## Data shown:

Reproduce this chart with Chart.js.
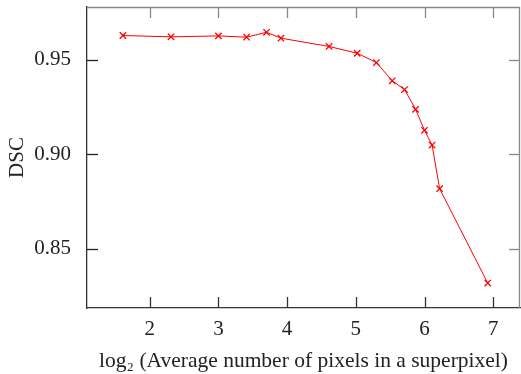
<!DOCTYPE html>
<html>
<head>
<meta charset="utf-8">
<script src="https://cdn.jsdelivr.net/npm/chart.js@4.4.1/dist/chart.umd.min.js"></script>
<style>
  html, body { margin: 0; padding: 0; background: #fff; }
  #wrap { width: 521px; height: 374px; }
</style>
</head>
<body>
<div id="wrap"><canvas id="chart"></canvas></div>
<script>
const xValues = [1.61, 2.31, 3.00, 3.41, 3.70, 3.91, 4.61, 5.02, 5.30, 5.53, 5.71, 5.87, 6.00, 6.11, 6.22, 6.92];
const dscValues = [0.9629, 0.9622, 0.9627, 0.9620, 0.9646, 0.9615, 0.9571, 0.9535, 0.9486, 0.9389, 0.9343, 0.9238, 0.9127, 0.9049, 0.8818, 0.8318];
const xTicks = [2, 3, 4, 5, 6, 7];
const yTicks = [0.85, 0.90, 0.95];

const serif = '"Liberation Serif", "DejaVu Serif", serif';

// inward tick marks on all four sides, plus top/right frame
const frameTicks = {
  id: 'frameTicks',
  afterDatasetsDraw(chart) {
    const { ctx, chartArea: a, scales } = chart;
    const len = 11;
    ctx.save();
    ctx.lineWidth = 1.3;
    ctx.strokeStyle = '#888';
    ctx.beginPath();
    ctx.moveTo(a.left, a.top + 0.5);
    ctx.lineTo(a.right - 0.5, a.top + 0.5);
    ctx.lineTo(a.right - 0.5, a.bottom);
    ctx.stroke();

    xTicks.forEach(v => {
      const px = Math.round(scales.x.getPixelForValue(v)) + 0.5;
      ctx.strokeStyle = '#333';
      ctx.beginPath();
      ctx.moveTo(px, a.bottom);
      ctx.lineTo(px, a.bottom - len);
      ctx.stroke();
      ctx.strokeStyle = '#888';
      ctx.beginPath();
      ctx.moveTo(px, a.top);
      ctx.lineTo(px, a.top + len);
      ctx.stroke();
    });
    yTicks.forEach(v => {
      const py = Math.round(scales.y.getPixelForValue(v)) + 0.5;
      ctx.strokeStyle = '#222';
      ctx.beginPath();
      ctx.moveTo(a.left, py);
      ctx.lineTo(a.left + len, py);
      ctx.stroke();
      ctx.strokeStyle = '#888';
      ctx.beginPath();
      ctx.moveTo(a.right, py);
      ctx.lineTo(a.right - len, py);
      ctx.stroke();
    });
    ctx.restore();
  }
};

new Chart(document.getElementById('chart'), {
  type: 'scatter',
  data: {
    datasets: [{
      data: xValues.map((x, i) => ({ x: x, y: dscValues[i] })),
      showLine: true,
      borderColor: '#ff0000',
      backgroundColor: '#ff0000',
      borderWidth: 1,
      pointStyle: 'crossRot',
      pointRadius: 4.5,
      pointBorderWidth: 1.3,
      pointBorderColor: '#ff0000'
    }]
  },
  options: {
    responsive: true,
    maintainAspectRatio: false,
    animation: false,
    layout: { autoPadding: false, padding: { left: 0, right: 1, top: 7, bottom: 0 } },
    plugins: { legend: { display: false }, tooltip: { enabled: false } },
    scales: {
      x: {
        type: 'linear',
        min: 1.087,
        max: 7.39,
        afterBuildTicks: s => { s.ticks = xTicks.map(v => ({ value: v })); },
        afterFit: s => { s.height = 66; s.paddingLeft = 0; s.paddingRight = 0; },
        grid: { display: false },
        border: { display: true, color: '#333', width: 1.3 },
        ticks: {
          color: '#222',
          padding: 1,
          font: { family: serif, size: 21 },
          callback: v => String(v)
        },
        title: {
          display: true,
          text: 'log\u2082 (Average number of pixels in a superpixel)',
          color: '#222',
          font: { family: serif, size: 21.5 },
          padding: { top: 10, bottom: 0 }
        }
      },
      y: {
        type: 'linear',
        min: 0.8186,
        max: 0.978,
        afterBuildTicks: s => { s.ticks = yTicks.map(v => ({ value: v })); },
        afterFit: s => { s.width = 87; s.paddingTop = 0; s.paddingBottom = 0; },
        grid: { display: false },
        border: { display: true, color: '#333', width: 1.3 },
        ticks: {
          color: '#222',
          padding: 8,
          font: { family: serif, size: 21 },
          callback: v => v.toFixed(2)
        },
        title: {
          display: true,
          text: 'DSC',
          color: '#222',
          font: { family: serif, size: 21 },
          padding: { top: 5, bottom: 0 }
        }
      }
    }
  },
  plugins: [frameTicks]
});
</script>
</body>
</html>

## Exercise objective:
Isolate each line of the listing above that includes "chart". Copy it.

## Finished answer:
Reproduce this chart with Chart.js.
<script src="https://cdn.jsdelivr.net/npm/chart.js@4.4.1/dist/chart.umd.min.js"></script>
<div id="wrap"><canvas id="chart"></canvas></div>
  afterDatasetsDraw(chart) {
    const { ctx, chartArea: a, scales } = chart;
new Chart(document.getElementById('chart'), {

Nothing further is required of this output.